For those who do, it’s obvious that income inequality equates to opportunity.  Why would the bio-chemist spend years in school, honing his mind to levels unimaginable by the burger-flipper, in order to receive a salary identical to that of his value-inferior?  He wouldn’t, of course, because there is no reason to work hard for success if victory brings no reward. 

The fact that the United States has a wide distribution of incomes demonstrates that there is an opportunity for people who work hard to succeed far beyond the imaginations of most men and women. 

America's income spread is nearly twice the OECD average

This is as it should be, for it’s an American imperative to produce over-achievers at a higher rate than the rest of the world.  That is, after all, the only way that we can continue to lead nations such as China and India whose larger populations give them an inherent competitive advantage.

If there is a problem with income inequality, it’s that possession of wealth can lead those who have it to game the system in order to keep accruing larger and larger piles of money without actually producing anything of value in return.

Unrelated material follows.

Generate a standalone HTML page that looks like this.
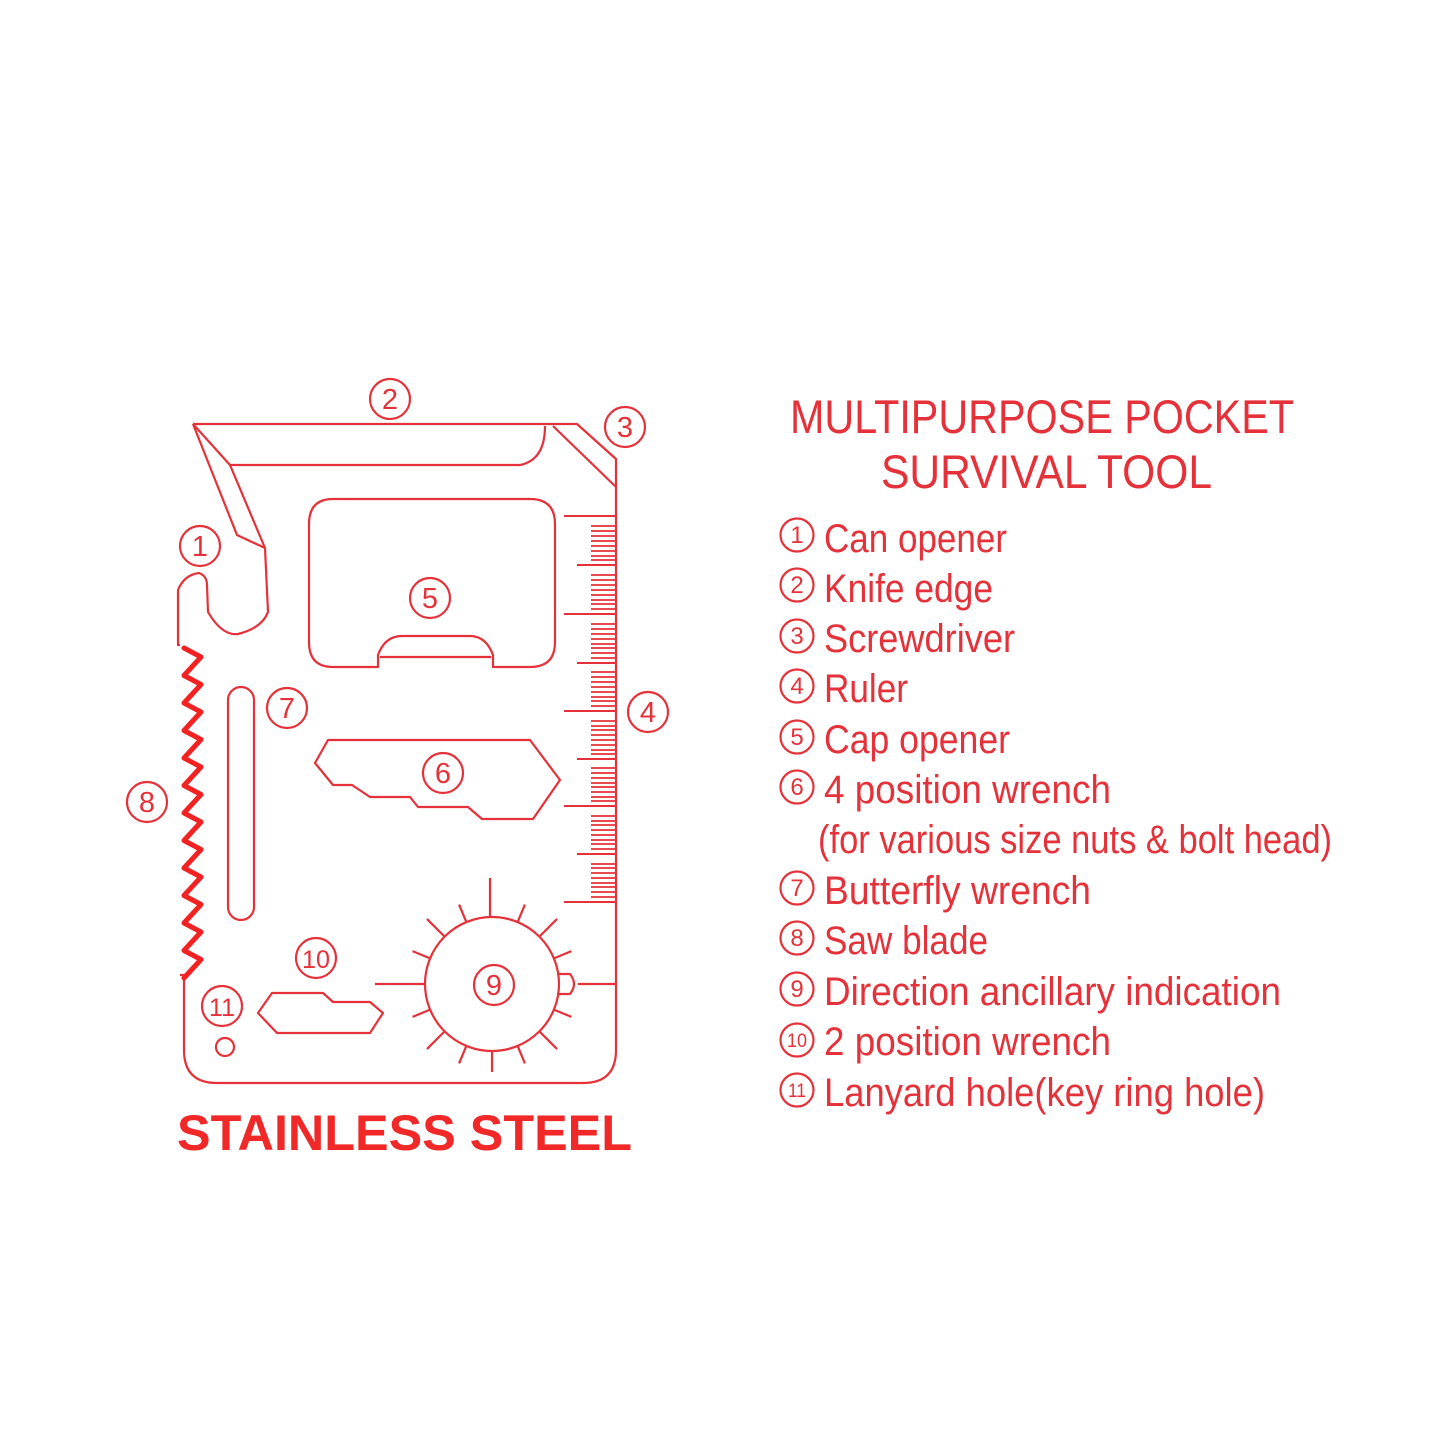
<!DOCTYPE html>
<html><head><meta charset="utf-8"><style>
html,body{margin:0;padding:0;background:#fff;}
svg{display:block;}
text{font-family:"Liberation Sans",sans-serif;fill:#e5323a;}
</style></head><body>
<svg width="1445" height="1445" viewBox="0 0 1445 1445" xmlns="http://www.w3.org/2000/svg">
<rect width="1445" height="1445" fill="#fff"/>
<g fill="none" stroke="#e5323a" stroke-width="2.2" stroke-linejoin="round">
<!-- outer outline -->
<path d="M193,424 L577,424 L616,459 L616,1050 Q616,1083 583,1083 L217,1083 Q184,1083 184,1050 L184,975 L180,975"/>
<path d="M180,645 L178,645 L178,590 Q184,575 199,573 Q207,576 207,585 L208,612 Q222,636 238,634 Q262,628 268,612 L265,548 L237,535 L193,424"/>
<!-- knife inner -->
<path d="M193,424 L230,465 L265,548"/>
<path d="M230,465 L520,465 Q545,460 545,426"/>
<!-- screwdriver -->
<path d="M553,426 L616,487"/>
<!-- cap opener -->
<path d="M333,499 L530,499 Q555,499 555,524 L555,642 Q555,667 530,667 L493,667 L493,655 Q486,636 470,636 L402,636 Q385,636 378,655 L378,667 L333,667 Q309,667 309,642 L309,524 Q309,499 333,499 Z"/>
<line x1="380" y1="657" x2="491" y2="657"/>
<!-- butterfly slot -->
<rect x="228" y="687" width="26" height="233" rx="13"/>
<!-- wrench 6 -->
<path d="M315,763 L328,740 L530,740 L560,780 L533,819 L482,819 L468,807 L418,807 L410,797 L370,797 L352,785 L333,785 Z"/>
<!-- wrench 10 -->
<path d="M258,1013 L272,993 L323,993 L333,1002 L370,1002 L383,1013 L370,1033 L277,1033 Z"/>
<!-- lanyard -->
<circle cx="225" cy="1047" r="9"/>
<!-- compass -->
<circle cx="492" cy="984" r="67"/>
<line x1="490" y1="878" x2="490" y2="917"/>
<line x1="375" y1="984" x2="425" y2="984"/>
<path d="M559,974 L570,974 Q578,984 570,994 L559,994"/>
<line x1="578" y1="984" x2="616" y2="984"/>
<g transform="translate(492,984)">
<line x1="0" y1="67" x2="0" y2="88" transform="rotate(0)"/>
<line x1="0" y1="67" x2="0" y2="86" transform="rotate(22.5)"/>
<line x1="0" y1="67" x2="0" y2="86" transform="rotate(-22.5)"/>
<line x1="0" y1="67" x2="0" y2="92" transform="rotate(45)"/>
<line x1="0" y1="67" x2="0" y2="92" transform="rotate(-45)"/>
<line x1="0" y1="67" x2="0" y2="86" transform="rotate(67.5)"/>
<line x1="0" y1="67" x2="0" y2="86" transform="rotate(-67.5)"/>
<line x1="0" y1="67" x2="0" y2="86" transform="rotate(112.5)"/>
<line x1="0" y1="67" x2="0" y2="86" transform="rotate(-112.5)"/>
<line x1="0" y1="67" x2="0" y2="92" transform="rotate(135)"/>
<line x1="0" y1="67" x2="0" y2="92" transform="rotate(-135)"/>
<line x1="0" y1="67" x2="0" y2="86" transform="rotate(157.5)"/>
<line x1="0" y1="67" x2="0" y2="86" transform="rotate(-157.5)"/>
</g>
<!-- ruler -->
<g stroke-width="2">
<line x1="564" y1="516" x2="616" y2="516"/><line x1="577" y1="565" x2="616" y2="565"/>
<line x1="564" y1="614" x2="616" y2="614"/><line x1="577" y1="663" x2="616" y2="663"/>
<line x1="564" y1="711" x2="616" y2="711"/><line x1="577" y1="759" x2="616" y2="759"/>
<line x1="564" y1="806" x2="616" y2="806"/><line x1="577" y1="854" x2="616" y2="854"/>
<line x1="564" y1="902" x2="616" y2="902"/>
</g>
<path stroke-width="1.8" d="M591,526h25M591,531h25M591,536h25M591,541h25M591,546h25M591,551h25M591,556h25M591,560h25
M591,575h25M591,580h25M591,585h25M591,590h25M591,595h25M591,600h25M591,604h25M591,609h25
M591,624h25M591,629h25M591,634h25M591,639h25M591,644h25M591,648h25M591,653h25M591,658h25
M591,672h25M591,677h25M591,682h25M591,687h25M591,692h25M591,697h25M591,701h25M591,706h25
M591,721h25M591,726h25M591,730h25M591,735h25M591,740h25M591,745h25M591,750h25M591,754h25
M591,768h25M591,773h25M591,778h25M591,783h25M591,787h25M591,792h25M591,797h25M591,801h25
M591,816h25M591,821h25M591,825h25M591,830h25M591,835h25M591,840h25M591,844h25M591,849h25
M591,864h25M591,868h25M591,873h25M591,878h25M591,883h25M591,887h25M591,892h25M591,897h25"/>
<!-- label circles -->
<circle cx="390" cy="399" r="20"/><circle cx="625" cy="427" r="20"/>
<circle cx="200" cy="546" r="20"/><circle cx="430" cy="598" r="20"/>
<circle cx="287" cy="708" r="20"/><circle cx="648" cy="712" r="20"/>
<circle cx="443" cy="773" r="20"/><circle cx="147" cy="802" r="20"/>
<circle cx="316" cy="958" r="20"/><circle cx="494" cy="985" r="20"/>
<circle cx="222" cy="1006" r="20"/>
<!-- list circles -->
<circle cx="797" cy="535" r="16.5"/><circle cx="797" cy="585" r="16.5"/>
<circle cx="797" cy="636" r="16.5"/><circle cx="797" cy="686" r="16.5"/>
<circle cx="797" cy="737" r="16.5"/><circle cx="797" cy="787" r="16.5"/>
<circle cx="797" cy="888" r="16.5"/><circle cx="797" cy="938" r="16.5"/>
<circle cx="797" cy="989" r="16.5"/><circle cx="797" cy="1040" r="16.5"/>
<circle cx="797" cy="1090" r="16.5"/>
</g>
<!-- saw -->
<path fill="none" stroke="#f22222" stroke-width="5" stroke-linejoin="round" stroke-linecap="round"
d="M184,648 l17,9 l-17,18.5 l17,9 l-17,18.5 l17,9 l-17,18.5 l17,9 l-17,18.5 l17,9 l-17,18.5 l17,9 l-17,18.5 l17,9 l-17,18.5 l17,9 l-17,18.5 l17,9 l-17,18.5 l17,9 l-17,18.5 l17,9 l-17,18.5 l17,9 l-17,18.5"/>
<!-- label numbers -->
<g font-size="29" text-anchor="middle">
<text x="390" y="409">2</text><text x="625" y="437">3</text>
<text x="200" y="556">1</text><text x="430" y="608">5</text>
<text x="287" y="718">7</text><text x="648" y="722">4</text>
<text x="443" y="783">6</text><text x="147" y="812">8</text>
<text x="316" y="968" font-size="25" textLength="28" lengthAdjust="spacingAndGlyphs">10</text>
<text x="494" y="995">9</text>
<text x="222" y="1016" font-size="25" textLength="26" lengthAdjust="spacingAndGlyphs">11</text>
</g>
<g font-size="24" text-anchor="middle">
<text x="797" y="543">1</text><text x="797" y="593">2</text><text x="797" y="644">3</text>
<text x="797" y="694">4</text><text x="797" y="745">5</text><text x="797" y="795">6</text>
<text x="797" y="896">7</text><text x="797" y="946">8</text><text x="797" y="997">9</text>
<text x="797" y="1047" font-size="19" textLength="20" lengthAdjust="spacingAndGlyphs">10</text>
<text x="797" y="1097" font-size="19" textLength="18" lengthAdjust="spacingAndGlyphs">11</text>
</g>
<!-- stainless steel -->
<text x="177" y="1150" font-size="50" font-weight="bold" textLength="455" lengthAdjust="spacingAndGlyphs" style="fill:#f02828">STAINLESS STEEL</text>
<!-- title -->
<text x="790" y="433" font-size="47" textLength="504" lengthAdjust="spacingAndGlyphs">MULTIPURPOSE POCKET</text>
<text x="881" y="488" font-size="47" textLength="331" lengthAdjust="spacingAndGlyphs">SURVIVAL TOOL</text>
<!-- list -->
<g font-size="40">
<text x="824" y="552" textLength="183" lengthAdjust="spacingAndGlyphs">Can opener</text>
<text x="824" y="602" textLength="169" lengthAdjust="spacingAndGlyphs">Knife edge</text>
<text x="824" y="652" textLength="191" lengthAdjust="spacingAndGlyphs">Screwdriver</text>
<text x="824" y="702" textLength="84" lengthAdjust="spacingAndGlyphs">Ruler</text>
<text x="824" y="753" textLength="186" lengthAdjust="spacingAndGlyphs">Cap opener</text>
<text x="824" y="803" textLength="287" lengthAdjust="spacingAndGlyphs">4 position wrench</text>
<text x="818" y="853" textLength="514" lengthAdjust="spacingAndGlyphs">(for various size nuts &amp; bolt head)</text>
<text x="824" y="904" textLength="267" lengthAdjust="spacingAndGlyphs">Butterfly wrench</text>
<text x="824" y="954" textLength="164" lengthAdjust="spacingAndGlyphs">Saw blade</text>
<text x="824" y="1005" textLength="457" lengthAdjust="spacingAndGlyphs">Direction ancillary indication</text>
<text x="824" y="1055" textLength="287" lengthAdjust="spacingAndGlyphs">2 position wrench</text>
<text x="824" y="1106" textLength="441" lengthAdjust="spacingAndGlyphs">Lanyard hole(key ring hole)</text>
</g>
</svg>
</body></html>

It goes without saying that criminal activities such as fraud, insider trading, tax evasion, and other abuses of the system should be actively discouraged, not because they cause income inequality but because they destroy the integrity of the system of opportunity Americans have as their birthright.

It is this system that matters, not the particular result at any point in time, and it is this system that post-modern liberalism, with its excessive emphasis on removing inequalities of every sort, attacks and undermines at every opportunity.

Far from criticizing the inequality of incomes in the U.S., we should celebrate them, for the gap indicates that the system of free enterprise envisioned by the Founding Fathers as the economic engine of this country is still firing on several cylinders, despite liberal policies that have markedly reduced the efficiency at which we are allowed to operate.